Mamikon’s Theorem: The area of a tangent sweep is equal to the area of its tangent cluster, regardless of the original shape of the curve.

This theorem allows you to, among other things, easily obtain results that were obtained before only with difficulty, such as the area under one arch of a cycloid. This theorem is the basis of what has come to be known as Visual Calculus. Here’s the link to Tom Apostol’s account of this awesome insight:

http://eands.caltech.edu/articles/Apostol%20Feature.pdf

  • 0
    Link is dead. (It should be known also that this technique gives a new proof of the Pythagorean theorem, using that old puzzle where you have two concentric circles and you know the length of the section of the tangent to the inner one that's contained in the outer one, and you have to find the area between the circles.)2017-03-26
1

How the "inverse" of area under a curve is the slope.

(I mean: $\frac{d}{dx} \int x {\mathrm dx} = x$)

1

The fact that the sum of the first n odd numbers is n squared. Also, not just this fact, but the nice visual “wrapping” proof of it (as opposed to the induction proof).

  • 0
    I'm not familiar with the wrapping proof. Is that the same as [this](http://www.ndl.go.jp/math/images/F/column6-3.gif)?2012-12-18
  • 0
    @asmeurer: Yes, that's what I meant by the "wrapping" proof.2013-05-25
1

This one goes hand in hand with the enumerability of $\mathbb{Q}$

The fact that though most of the real numbers are transcendental, it is extremely difficult to find one. (excluding some slight modification of the already known ones)

  • 1
    I wonder what is the exact meaning of *it is extremely difficult to find one (excluding some slight modification of the already known ones)*.2013-01-07
1

Kind of simple, but I find it really counterintuitive:

A strictly increasing function can have zero derivative.

  • 0
    Well, at a point, sure...2011-06-10
  • 0
    Yes of course it will have to be at a point. But even _that_ I did find kind of surprising. For a simple undergrad doing his first analysis paper. :)2011-06-11
  • 6
    A strictly increasing function can have zero derivative almost everywhere.2011-09-05
  • 0
    ${}{}{}{}{}{}x^3$?2012-12-18
0

Computational instability of the Quadratic Formula. Who would have thought?

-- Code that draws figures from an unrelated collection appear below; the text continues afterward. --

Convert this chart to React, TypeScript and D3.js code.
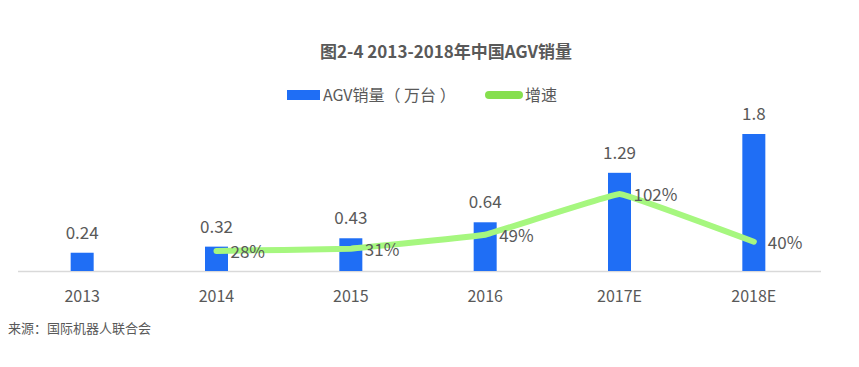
import React from "react";
import * as d3 from "d3";

const categories = ["2013", "2014", "2015", "2016", "2017E", "2018E"];
const sales = [0.24, 0.32, 0.43, 0.64, 1.29, 1.8];
const salesLabels = ["0.24", "0.32", "0.43", "0.64", "1.29", "1.8"];
const growth: (number | null)[] = [null, 28, 31, 49, 102, 40];
const growthLabels = ["", "28%", "31%", "49%", "102%", "40%"];

const W = 859;
const H = 367;
const FONT = "'Noto Sans CJK SC', 'Microsoft YaHei', sans-serif";
const TEXT = "#595959";
const BLUE = "#1f6ef5";
const GREEN = "#a6f77f";
const LEGEND_GREEN = "#86df4e";

export default function App() {
  const x = d3.scaleBand<string>().domain(categories).range([15, 821]);
  const y = d3.scaleLinear().domain([0, 1.8]).range([271, 134]);
  const yg = d3.scaleLinear().domain([0, 102]).range([272.5, 194]);
  const cx = (c: string) => (x(c) as number) + x.bandwidth() / 2;
  const barW = 23;

  const pts = categories
    .map((c, i) => ({ c, v: growth[i] }))
    .filter((d) => d.v !== null) as { c: string; v: number }[];
  const line = d3
    .line<{ c: string; v: number }>()
    .x((d) => cx(d.c))
    .y((d) => yg(d.v))
    .curve(d3.curveCardinal.tension(0.85));

  return (
    <svg width={W} height={H} style={{ position: "absolute", left: 0, top: 0 }} fontFamily={FONT}>
      <rect width={W} height={H} fill="#fff" />
      <text x={446} y={58} textAnchor="middle" fontSize={17} fontWeight="bold" fill={TEXT}>
        图2-4 2013-2018年中国AGV销量
      </text>
      {/* legend */}
      <rect x={287} y={90} width={33} height={10} fill={BLUE} />
      <text x={323} y={101} fontSize={16} fill={TEXT} xmlSpace="preserve">AGV销量（ 万台 ）</text>
      <line x1={489} y1={95} x2={519} y2={95} stroke={LEGEND_GREEN} strokeWidth={8} strokeLinecap="round" />
      <text x={525} y={101} fontSize={16} fill={TEXT}>增速</text>

      {/* axis */}
      <line x1={18} x2={821} y1={271.5} y2={271.5} stroke="#d9d9d9" strokeWidth={1.5} />
      {categories.map((c) => (
        <text key={c} x={cx(c)} y={302} textAnchor="middle" fontSize={16} fill={TEXT}>
          {c}
        </text>
      ))}

      {/* bars */}
      {categories.map((c, i) => (
        <g key={c}>
          <rect x={cx(c) - barW / 2} y={y(sales[i])} width={barW} height={y(0) - y(sales[i])} fill={BLUE} />
          <text x={cx(c)} y={y(sales[i]) - 14} textAnchor="middle" fontSize={17} fill={TEXT}>
            {salesLabels[i]}
          </text>
        </g>
      ))}

      {/* growth line */}
      <path d={line(pts) || ""} fill="none" stroke={GREEN} strokeWidth={6} strokeLinecap="round" strokeLinejoin="round" />
      {categories.map((c, i) =>
        growth[i] === null ? null : (
          <text key={c} x={cx(c) + 14} y={yg(growth[i] as number) + 7} fontSize={17} fill={TEXT}>
            {growthLabels[i]}
          </text>
        )
      )}

      <text x={8} y={333} fontSize={13} fill={TEXT}>来源：国际机器人联合会</text>
    </svg>
  );
}
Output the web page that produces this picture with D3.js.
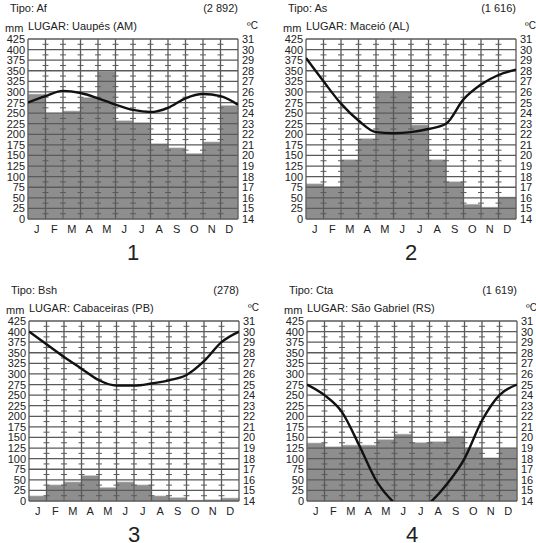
<!DOCTYPE html><html><head><meta charset="utf-8">
<script src="https://cdn.jsdelivr.net/npm/d3@7"></script>
<style>body{margin:0;background:#fff}text{font-family:"Liberation Sans",Arial,sans-serif;fill:#222}</style></head><body>
<svg id="c" width="536" height="543"></svg>
<script>
const months=["J","F","M","A","M","J","J","A","S","O","N","D"];
const mmTicks=d3.range(0,426,25);
const cTicks=d3.range(14,32,1);
const tipos=["Tipo: Af","Tipo: As","Tipo: Bsh","Tipo: Cta"];
const totals=["(2 892)","(1 616)","(278)","(1 619)"];
const lugares=["LUGAR: Uaupés (AM)","LUGAR: Maceió (AL)","LUGAR: Cabaceiras (PB)","LUGAR: São Gabriel (RS)"];
const numbers=["1","2","3","4"];
const rain1=[295,250,255,287,348,232,228,178,168,155,182,268];
const rain2=[83,75,140,190,300,300,222,140,88,35,28,52];
const rain3=[12,38,45,60,32,45,38,12,8,2,3,7];
const rain4=[137,128,132,132,145,158,138,140,153,125,102,125];
// temperature (°C) at month boundaries
const temp1=[25.0,25.6,26.1,25.9,25.4,24.8,24.3,24.1,24.5,25.4,25.8,25.6,24.8];
const temp2=[29.2,27.0,24.9,23.3,22.2,22.1,22.2,22.5,23.0,25.3,26.7,27.6,28.1];
const temp3=[30.0,28.8,27.6,26.5,25.4,24.9,24.9,25.1,25.4,25.9,27.2,29.0,30.0];
const temp4=[25.0,24.0,22.4,19.2,15.8,13.8,12.6,13.8,15.6,18.0,21.6,24.0,25.0];
const rains=[rain1,rain2,rain3,rain4], temps=[temp1,temp2,temp3,temp4];
const offs=[[0,0],[278,0],[1,282],[279,282]];
const W=210,H=180;
const svg=d3.select("#c");
const x=d3.scaleLinear().domain([0,12]).range([0,W]);
const y=d3.scaleLinear().domain([0,425]).range([H,0]);
const yt=d3.scaleLinear().domain([14,31]).range([H,0]);
offs.forEach((o,i)=>{
  const g=svg.append("g").attr("transform",`translate(${28+o[0]},${39+o[1]})`);
  const cid="clip"+i;
  g.append("clipPath").attr("id",cid).append("rect").attr("width",W).attr("height",H);
  g.append("rect").attr("width",W).attr("height",H).attr("fill","#fff");
  g.selectAll(".bar").data(rains[i]).join("rect")
    .attr("x",(d,j)=>x(j)).attr("width",x(1)).attr("y",d=>y(d)).attr("height",d=>H-y(d))
    .attr("fill","#8e8e8e").attr("stroke","#c8c8c8").attr("stroke-width",0.6);
  g.selectAll(".hl").data(mmTicks).join("line").attr("x1",0).attr("x2",W)
    .attr("y1",d=>y(d)).attr("y2",d=>y(d)).attr("stroke","#5a5a5a").attr("stroke-width",1.3);
  g.selectAll(".vl").data(d3.range(13)).join("line").attr("y1",0).attr("y2",H)
    .attr("x1",d=>x(d)).attr("x2",d=>x(d)).attr("stroke","#5a5a5a").attr("stroke-width",1.3);
  const cross=[];
  d3.range(1,12).forEach(m=>d3.range(0,17).forEach(k=>cross.push([m,k*25+12.5])));
  g.selectAll(".cr").data(cross).join("line").attr("x1",d=>x(d[0])-3).attr("x2",d=>x(d[0])+3)
    .attr("y1",d=>y(d[1])).attr("y2",d=>y(d[1])).attr("stroke","#5a5a5a").attr("stroke-width",1);
  g.append("path").datum(temps[i]).attr("clip-path",`url(#${cid})`)
    .attr("d",d3.line().x((d,j)=>x(j)).y(d=>yt(d)).curve(d3.curveMonotoneX))
    .attr("fill","none").attr("stroke","#111").attr("stroke-width",2.4);
  g.selectAll(".lt").data(mmTicks).join("text").attr("x",-3).attr("y",d=>y(d)+4)
    .attr("text-anchor","end").attr("font-size",11).text(d=>d);
  g.selectAll(".rt").data(cTicks).join("text").attr("x",W+4).attr("y",d=>yt(d)+4)
    .attr("font-size",11).text(d=>d);
  g.selectAll(".mt").data(months).join("text").attr("x",(d,j)=>x(j+0.5)).attr("y",H+14)
    .attr("text-anchor","middle").attr("font-size",11).text(d=>d);
  g.append("text").attr("x",-18).attr("y",-27).attr("font-size",11).text(tipos[i]);
  g.append("text").attr("x",W).attr("y",-27).attr("text-anchor","end").attr("font-size",11).text(totals[i]);
  g.append("text").attr("x",-23).attr("y",-7).attr("font-size",11).text("mm");
  g.append("text").attr("x",0).attr("y",-9).attr("font-size",11).text(lugares[i]);
  g.append("text").attr("x",W+9).attr("y",-10).attr("font-size",10).text("ºC");
  g.append("text").attr("x",W/2).attr("y",H+41).attr("text-anchor","middle").attr("font-size",22).text(numbers[i]);
});
</script></body></html>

Due to this computational stability an alternative formula is also employed. Here is the relevant quote from the Wikipedia article:

“The alternative formula can reduce loss of precision in the numerical evaluation of the roots, which may be a problem if one of the roots is much smaller than the other in absolute magnitude.”

And here is the link to the full article:

http://en.wikipedia.org/wiki/Quadratic_equation

0

The Chinese Magic Square:

816

357

492

It adds up to 15 in every direction! Awesome! And the Chinese evidently thought so too, since they incorporated it into their religious writings.